College campuses can take a beating from certain corners as places where learning can mean God is not exactly welcome.

It really couldn’t be further from the truth.

Just like the old adage about “no atheists in foxholes,” college can be a pressure-cooker situation that might bring people to their faith, let them explore questions or help them find a new belief system.

At Penn State, students can hold the touchstones of their religious convictions in many different ways via the Center for Spiritual and Ethical Development.

Christians of most every stripe can find a family of like-minded believers at University Park. From the Paterno Catholic Center to Eisenhower Chapel, from the Meditation Chapel to the Worship Hall, the Pasquerilla Spiritual Center is a soulful home for Catholics, Lutherans and an assortment of Christian groups.

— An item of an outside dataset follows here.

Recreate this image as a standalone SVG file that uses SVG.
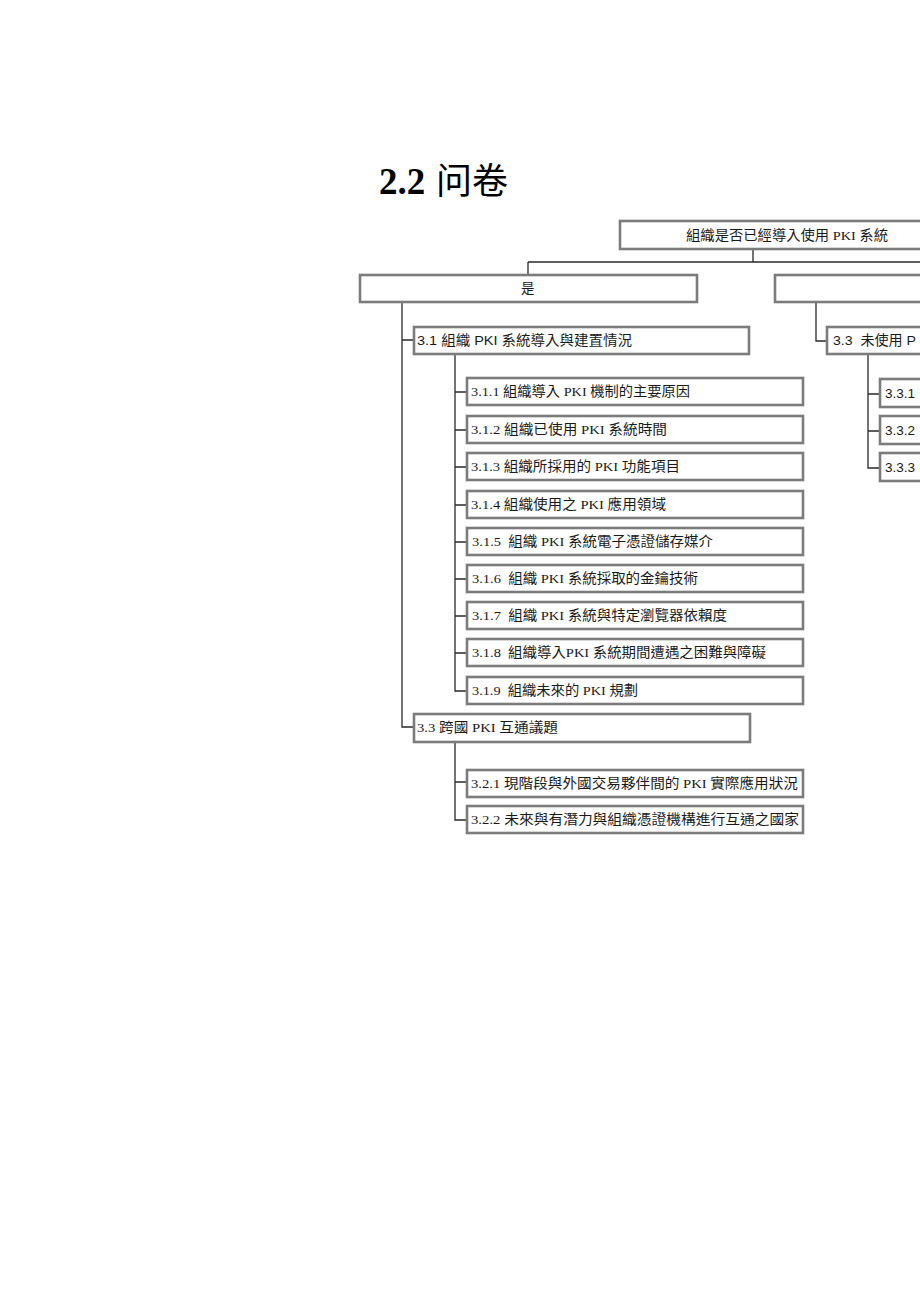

But the cross isn’t the only symbol you will find revered at Pasquerilla.

While some are preparing for Easter, Jewish students have been awaiting Passover. It is also a meeting place for Hindus and Muslims, for Buddhists and pagans. There are those who strive to know themselves better through meditation or yoga. Even the Penn State Atheist/Agnostic Association keeps office hours there.

Some faiths find other homes on campus, at the Willard Building or the HUB-Robeson Cultural Center.

Others congregate nearby. Methodist, Episcopal, Orthodox and other churches welcome Penn State students to share their worship services.

And that just covers faith as an extracurricular activity. More students and faculty delve into faith as a field of study, looking at the many faces of God from historical, literary and theological standpoints every day.

God is definitely welcome at Penn State. And if he’s not a fan, why is the sky blue and white?